▶ _The request_
From the listing below, pull out all lines with "this" in them.

▶ _Extracted information_
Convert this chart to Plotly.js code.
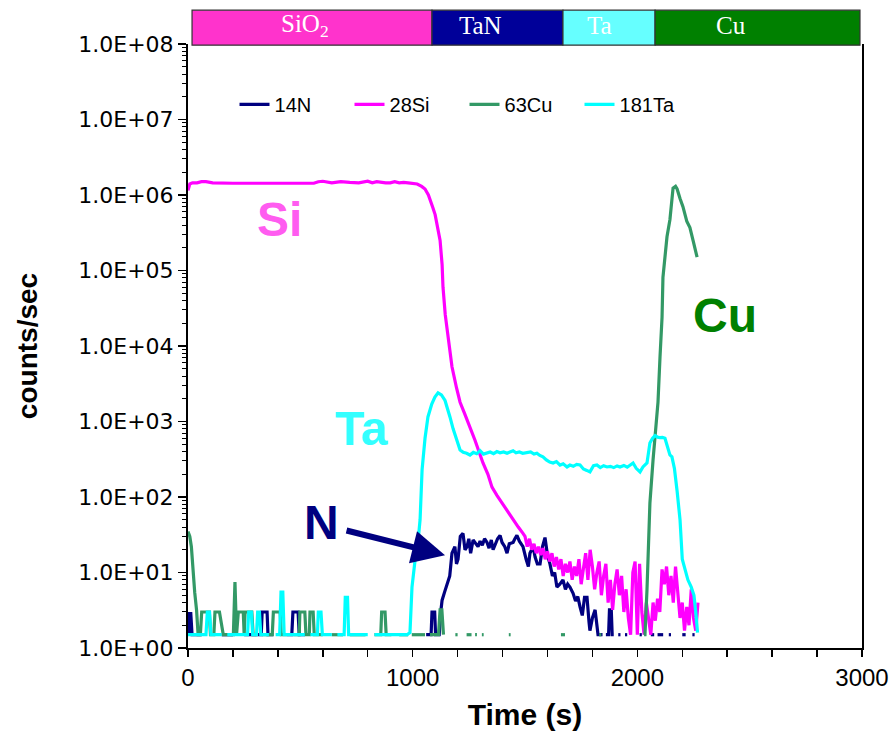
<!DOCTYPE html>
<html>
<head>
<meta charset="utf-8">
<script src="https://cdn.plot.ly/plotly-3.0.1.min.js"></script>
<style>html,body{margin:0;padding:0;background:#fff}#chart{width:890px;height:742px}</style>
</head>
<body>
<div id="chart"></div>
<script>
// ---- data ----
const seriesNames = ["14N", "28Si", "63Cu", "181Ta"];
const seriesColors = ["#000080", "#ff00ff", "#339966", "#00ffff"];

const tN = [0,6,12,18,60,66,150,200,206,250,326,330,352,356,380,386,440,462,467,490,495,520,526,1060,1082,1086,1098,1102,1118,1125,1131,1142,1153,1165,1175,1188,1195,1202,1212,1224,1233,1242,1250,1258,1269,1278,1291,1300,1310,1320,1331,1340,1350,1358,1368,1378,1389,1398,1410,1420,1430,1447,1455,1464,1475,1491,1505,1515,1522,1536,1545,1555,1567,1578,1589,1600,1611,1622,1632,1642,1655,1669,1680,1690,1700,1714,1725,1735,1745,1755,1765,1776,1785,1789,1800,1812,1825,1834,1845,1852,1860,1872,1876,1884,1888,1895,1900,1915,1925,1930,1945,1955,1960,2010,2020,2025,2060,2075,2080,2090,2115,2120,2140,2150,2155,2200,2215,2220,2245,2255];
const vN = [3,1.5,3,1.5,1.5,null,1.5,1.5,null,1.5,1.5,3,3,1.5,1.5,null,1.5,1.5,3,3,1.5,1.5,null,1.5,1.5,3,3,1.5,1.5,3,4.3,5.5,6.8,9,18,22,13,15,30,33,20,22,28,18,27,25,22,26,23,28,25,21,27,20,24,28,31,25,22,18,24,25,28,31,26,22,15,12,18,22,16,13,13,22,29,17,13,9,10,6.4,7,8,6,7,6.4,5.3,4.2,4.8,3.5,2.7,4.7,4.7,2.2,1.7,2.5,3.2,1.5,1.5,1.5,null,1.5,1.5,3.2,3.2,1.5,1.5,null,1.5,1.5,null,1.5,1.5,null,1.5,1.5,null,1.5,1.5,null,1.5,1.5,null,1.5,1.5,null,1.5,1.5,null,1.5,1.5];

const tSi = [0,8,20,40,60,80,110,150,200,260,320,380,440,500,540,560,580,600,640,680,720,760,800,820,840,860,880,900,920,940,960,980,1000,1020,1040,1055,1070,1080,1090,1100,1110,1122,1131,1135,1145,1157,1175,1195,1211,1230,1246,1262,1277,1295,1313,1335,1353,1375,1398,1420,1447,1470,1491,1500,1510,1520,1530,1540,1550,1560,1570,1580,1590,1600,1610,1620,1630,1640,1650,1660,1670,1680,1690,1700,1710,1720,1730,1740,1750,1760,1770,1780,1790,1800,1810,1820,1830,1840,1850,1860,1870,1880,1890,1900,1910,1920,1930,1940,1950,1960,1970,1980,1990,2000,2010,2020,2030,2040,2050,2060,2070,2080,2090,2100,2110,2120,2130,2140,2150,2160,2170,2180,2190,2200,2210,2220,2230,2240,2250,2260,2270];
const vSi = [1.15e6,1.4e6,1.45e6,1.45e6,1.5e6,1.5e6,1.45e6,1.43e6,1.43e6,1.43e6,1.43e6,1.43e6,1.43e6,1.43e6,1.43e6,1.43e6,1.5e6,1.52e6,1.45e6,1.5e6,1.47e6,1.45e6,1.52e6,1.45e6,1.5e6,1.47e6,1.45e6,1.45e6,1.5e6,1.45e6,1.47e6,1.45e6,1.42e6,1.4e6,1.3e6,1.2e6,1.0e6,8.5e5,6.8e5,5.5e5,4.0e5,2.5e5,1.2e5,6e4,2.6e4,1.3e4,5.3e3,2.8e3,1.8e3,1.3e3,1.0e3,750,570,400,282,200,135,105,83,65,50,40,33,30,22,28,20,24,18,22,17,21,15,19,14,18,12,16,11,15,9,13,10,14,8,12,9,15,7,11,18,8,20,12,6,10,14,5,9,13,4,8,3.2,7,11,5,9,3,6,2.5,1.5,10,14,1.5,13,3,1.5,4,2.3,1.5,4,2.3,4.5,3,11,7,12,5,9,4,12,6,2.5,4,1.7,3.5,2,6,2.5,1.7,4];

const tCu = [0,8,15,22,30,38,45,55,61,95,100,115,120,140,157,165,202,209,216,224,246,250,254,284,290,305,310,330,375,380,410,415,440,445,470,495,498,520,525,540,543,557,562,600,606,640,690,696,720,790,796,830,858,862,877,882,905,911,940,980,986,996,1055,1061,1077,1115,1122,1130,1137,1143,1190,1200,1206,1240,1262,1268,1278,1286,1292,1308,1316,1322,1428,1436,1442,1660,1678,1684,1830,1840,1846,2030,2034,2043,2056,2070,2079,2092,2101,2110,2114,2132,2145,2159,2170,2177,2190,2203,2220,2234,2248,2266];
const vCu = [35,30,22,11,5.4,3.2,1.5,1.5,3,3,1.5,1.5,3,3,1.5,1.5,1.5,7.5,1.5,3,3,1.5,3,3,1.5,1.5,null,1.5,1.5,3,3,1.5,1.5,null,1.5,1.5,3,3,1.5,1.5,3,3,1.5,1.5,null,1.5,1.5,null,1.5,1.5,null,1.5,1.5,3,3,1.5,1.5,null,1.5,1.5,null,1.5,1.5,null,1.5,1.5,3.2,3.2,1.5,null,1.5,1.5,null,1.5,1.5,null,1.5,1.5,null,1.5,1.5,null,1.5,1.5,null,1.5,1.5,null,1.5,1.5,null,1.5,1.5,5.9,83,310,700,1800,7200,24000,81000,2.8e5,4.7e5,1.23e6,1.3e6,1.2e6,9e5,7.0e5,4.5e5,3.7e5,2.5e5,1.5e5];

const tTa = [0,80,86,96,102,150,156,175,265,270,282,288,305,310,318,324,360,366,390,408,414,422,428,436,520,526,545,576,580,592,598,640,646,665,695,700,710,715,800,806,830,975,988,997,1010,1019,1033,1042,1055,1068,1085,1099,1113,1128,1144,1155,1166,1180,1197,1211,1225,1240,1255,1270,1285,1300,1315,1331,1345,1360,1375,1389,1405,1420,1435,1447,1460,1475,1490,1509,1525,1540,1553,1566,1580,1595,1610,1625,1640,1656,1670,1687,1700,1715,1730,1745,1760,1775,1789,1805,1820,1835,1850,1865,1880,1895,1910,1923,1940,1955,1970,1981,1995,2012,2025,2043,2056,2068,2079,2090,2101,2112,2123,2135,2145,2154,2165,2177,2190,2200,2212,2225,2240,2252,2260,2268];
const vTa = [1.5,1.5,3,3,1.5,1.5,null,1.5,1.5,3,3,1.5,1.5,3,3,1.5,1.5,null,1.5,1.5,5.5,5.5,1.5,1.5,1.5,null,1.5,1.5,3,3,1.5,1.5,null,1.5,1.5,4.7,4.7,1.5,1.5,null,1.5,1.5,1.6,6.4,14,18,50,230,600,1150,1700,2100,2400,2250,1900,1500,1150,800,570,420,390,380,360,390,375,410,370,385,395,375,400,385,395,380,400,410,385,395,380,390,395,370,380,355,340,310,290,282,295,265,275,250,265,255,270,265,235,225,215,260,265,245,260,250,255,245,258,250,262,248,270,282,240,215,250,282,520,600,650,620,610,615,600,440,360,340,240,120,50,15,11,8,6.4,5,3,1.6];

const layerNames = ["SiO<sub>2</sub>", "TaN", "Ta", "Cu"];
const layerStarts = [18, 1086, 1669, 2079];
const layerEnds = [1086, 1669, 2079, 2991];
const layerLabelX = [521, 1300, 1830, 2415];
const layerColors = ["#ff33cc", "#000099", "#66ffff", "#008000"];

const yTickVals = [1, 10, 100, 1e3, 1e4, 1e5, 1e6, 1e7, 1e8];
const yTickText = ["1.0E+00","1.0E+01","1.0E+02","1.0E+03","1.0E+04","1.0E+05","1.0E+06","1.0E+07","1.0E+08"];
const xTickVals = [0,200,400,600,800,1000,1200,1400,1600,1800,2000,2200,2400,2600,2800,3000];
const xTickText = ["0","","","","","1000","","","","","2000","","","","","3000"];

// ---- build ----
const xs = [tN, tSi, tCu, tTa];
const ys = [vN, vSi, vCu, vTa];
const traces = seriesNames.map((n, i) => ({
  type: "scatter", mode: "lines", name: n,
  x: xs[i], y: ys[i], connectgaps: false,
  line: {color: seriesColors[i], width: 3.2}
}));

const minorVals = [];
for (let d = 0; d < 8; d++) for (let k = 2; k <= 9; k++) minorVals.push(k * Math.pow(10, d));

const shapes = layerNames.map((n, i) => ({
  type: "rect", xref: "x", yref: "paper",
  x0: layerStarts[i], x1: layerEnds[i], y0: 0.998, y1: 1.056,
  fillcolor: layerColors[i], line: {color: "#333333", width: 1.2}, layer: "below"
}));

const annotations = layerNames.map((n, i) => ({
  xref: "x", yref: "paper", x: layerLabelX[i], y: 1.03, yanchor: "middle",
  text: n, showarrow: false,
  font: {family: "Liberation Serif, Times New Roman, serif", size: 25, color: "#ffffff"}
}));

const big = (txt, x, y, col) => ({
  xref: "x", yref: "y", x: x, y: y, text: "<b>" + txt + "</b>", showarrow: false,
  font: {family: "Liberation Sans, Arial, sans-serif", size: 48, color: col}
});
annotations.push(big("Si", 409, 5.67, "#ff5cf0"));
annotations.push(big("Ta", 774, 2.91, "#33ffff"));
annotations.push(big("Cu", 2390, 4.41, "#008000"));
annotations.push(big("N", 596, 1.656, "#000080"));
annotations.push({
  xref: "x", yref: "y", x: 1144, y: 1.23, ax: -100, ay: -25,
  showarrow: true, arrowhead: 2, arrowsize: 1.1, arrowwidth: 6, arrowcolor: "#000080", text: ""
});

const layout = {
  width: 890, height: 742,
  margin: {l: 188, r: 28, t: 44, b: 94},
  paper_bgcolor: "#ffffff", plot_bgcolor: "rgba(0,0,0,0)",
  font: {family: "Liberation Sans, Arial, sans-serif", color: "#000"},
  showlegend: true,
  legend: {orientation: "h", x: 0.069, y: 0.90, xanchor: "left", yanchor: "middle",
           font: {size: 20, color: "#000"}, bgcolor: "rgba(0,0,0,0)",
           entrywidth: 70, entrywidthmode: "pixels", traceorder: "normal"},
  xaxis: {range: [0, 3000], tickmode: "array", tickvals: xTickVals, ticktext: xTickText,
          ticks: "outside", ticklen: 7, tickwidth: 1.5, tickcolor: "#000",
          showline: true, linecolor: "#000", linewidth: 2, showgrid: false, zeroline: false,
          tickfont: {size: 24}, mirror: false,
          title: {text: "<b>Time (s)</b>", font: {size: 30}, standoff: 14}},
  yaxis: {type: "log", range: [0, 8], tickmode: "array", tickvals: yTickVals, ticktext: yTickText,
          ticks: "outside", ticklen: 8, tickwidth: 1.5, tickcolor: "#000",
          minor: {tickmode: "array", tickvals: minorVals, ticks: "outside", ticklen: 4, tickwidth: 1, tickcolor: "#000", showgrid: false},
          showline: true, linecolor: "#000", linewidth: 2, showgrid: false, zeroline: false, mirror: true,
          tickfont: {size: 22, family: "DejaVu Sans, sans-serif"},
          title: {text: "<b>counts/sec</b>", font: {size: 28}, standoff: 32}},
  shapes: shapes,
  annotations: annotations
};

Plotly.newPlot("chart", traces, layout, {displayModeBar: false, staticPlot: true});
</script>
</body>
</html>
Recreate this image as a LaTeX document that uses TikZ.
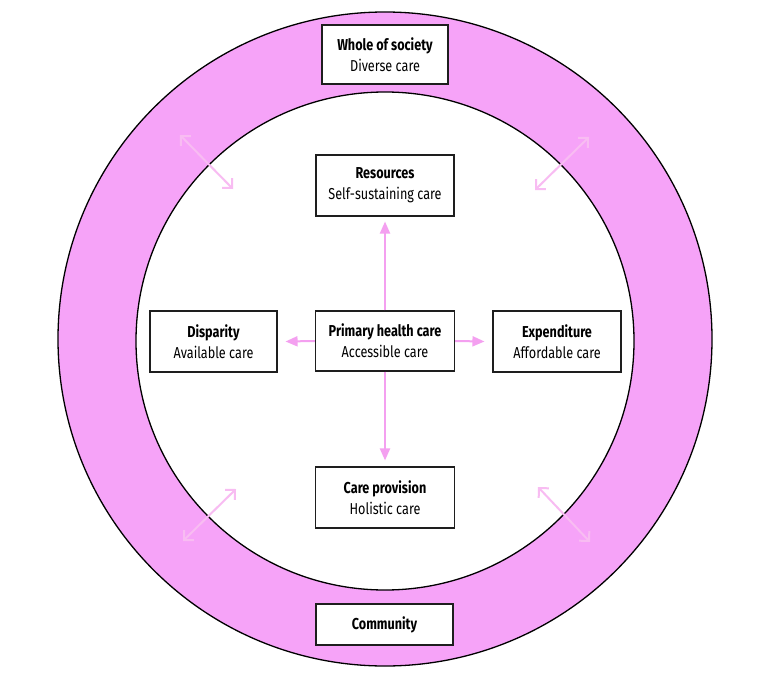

▶ _Completed task_
Convert this chart to Plotly.js code.
Recreate this image as a LaTeX document that uses TikZ.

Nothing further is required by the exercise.